Isla de Santa Helena, 5 de mayo de 1821. Lo que vemos es un hombre enconchado sobre sus rodillas con un rictus de un dolor añejo que perlea su frente de sudor frío. Está muriendo de algo indefinido, los médicos dicen que es una afección de los riñones o el hígado, pero él cree que es la misma enfermedad que mató a su padre: cáncer de estómago. Investigaciones químicas efectuadas doscientos años después en algunos de sus cabellos indican que era la ingestión de arsénico la causa de su sufrimiento. Lo único cierto es una cosa: el pequeño hombre sufría dolores verdaderos.
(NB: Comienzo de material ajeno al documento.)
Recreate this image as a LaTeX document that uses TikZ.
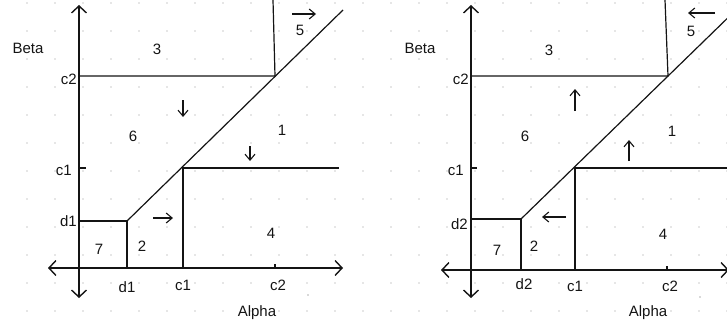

Y no eran nada nuevos.

Toda la vida adulta padeció dolores estomacales, desde sus exitosas campañas militares como oficial del ejército francés, cuando fue proclamado Emperador en 1804 o Rey de Italia al año siguiente. Napoleón fue el hombre más poderoso de la tierra en los primeros lustros del siglo XIX, uno de los más grandes genios militares de la historia que no conocía las medias tintas, pues hasta sus derrotas eran apoteósicas. Napoleón el iluminado, el tirano, el megalómano cuyas órdenes costaron millones de vidas.
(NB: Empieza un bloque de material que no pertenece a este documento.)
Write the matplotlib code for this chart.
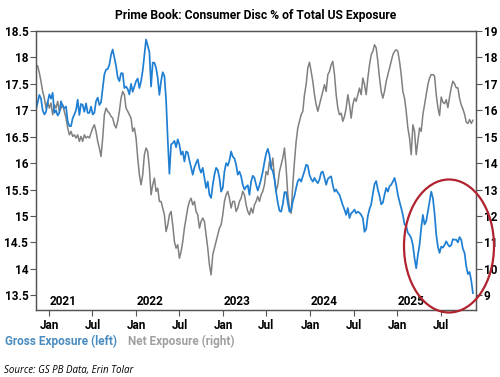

Odiado y amado con la misma intensidad (sus soldados le llamaban el Pequeño Cabo: Le petit Caporal), movilizó ejércitos nunca vistos en su época y tan sólo en la campaña rusa perdió a 650 mil soldados de sus tropas. Todo en grande, como su gran derrota final en Waterloo el 18 de junio de 1815, cuando finalmente fue vencido por los ingleses, para vivir un exilio de seis años en una isla del Atlántico, que hoy terminaban con dolor a los 51 años de edad.